By this time nearly everyone has died. Wilford points to the masses of survivors bludgeoning each other in chaos. He says this is the world, and if we believe the vision of this film, he might not be that wrong. Wilford explains that this is why we need the “engine” and eternal order. But that’s just bullshit. Disillusionment unfolds as Wilford explains that the revolutionaries’ Number One Guy and Martyr Gilliam (John Hurt) was actually working with Wilford to orchestrate revolutions as a means of population control and propaganda. Curtis reveals that he is no revolutionary at all, but actually just another self-serving preservationist in a corrupt Darwinian system. He murdered a mother to eat her baby. He describes the early days in the tail of the train as a gruesome scene of desperate cannibalism in which he was more interested in his own needs and desires than those of the group. He spared his own arm while he ate the arms of others, including Gilliam, who sacrificed body parts to save babies. Curtis says, “You know what I hate about myself? That I know what people taste like. That I know that babies taste best.” He may hate himself, but it didn’t stop him from saving his own ass and arm. That’s why he is the only one to make it to the front of the train, and that is also why has to go.
In the beginning of the film, we are told that “the engine lasts forever,” but the message of the film is that it only lasts forever until you blow it up. The film ends not with successful revolution, but with apocalyptic annihilation. The entire train is destroyed, when Yona blows her way out into the great expanse of snow. She and her father noticed signs of snow melting. They learned from a past failed revolutionary who was Inuit that they could survive the cold. So they blow a hole through the train which causes the avalanche that brings the whole Eternal System – the train – down. But by bringing the whole system down, they bring down everything and everyone. Train cars crash as all the survivors plummet to their death.
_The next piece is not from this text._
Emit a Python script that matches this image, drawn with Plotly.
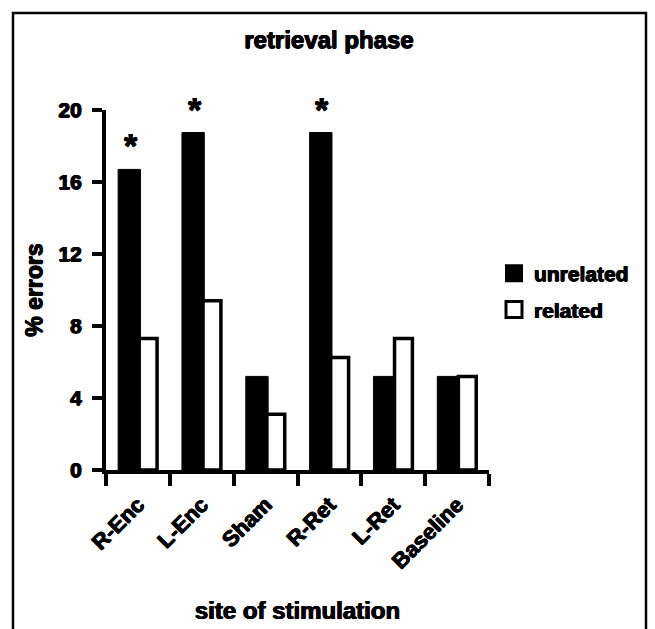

In the end, only two children survive – Yona and Tim. They step outside and glance in wonder at a snowy embankment where polar bear looks down at them, and the film ends. We are left with no answers. Is the polar bear a sign of hope or just another predator in a system where the fittest survive if they are allowed an opportunity? Are the children hope or are they just food, a hearty meal for the polar bear who was nearly brought to extinction by global warming in the first place? Yes, we have come full circle, except that this time the engine lies dead in the snow, and the sushi bar, luxury nightclub, greenhouse and cattle cars full of poor people are buried in mangled pieces of a broken train. There is no answer. There is only the end at the beginning.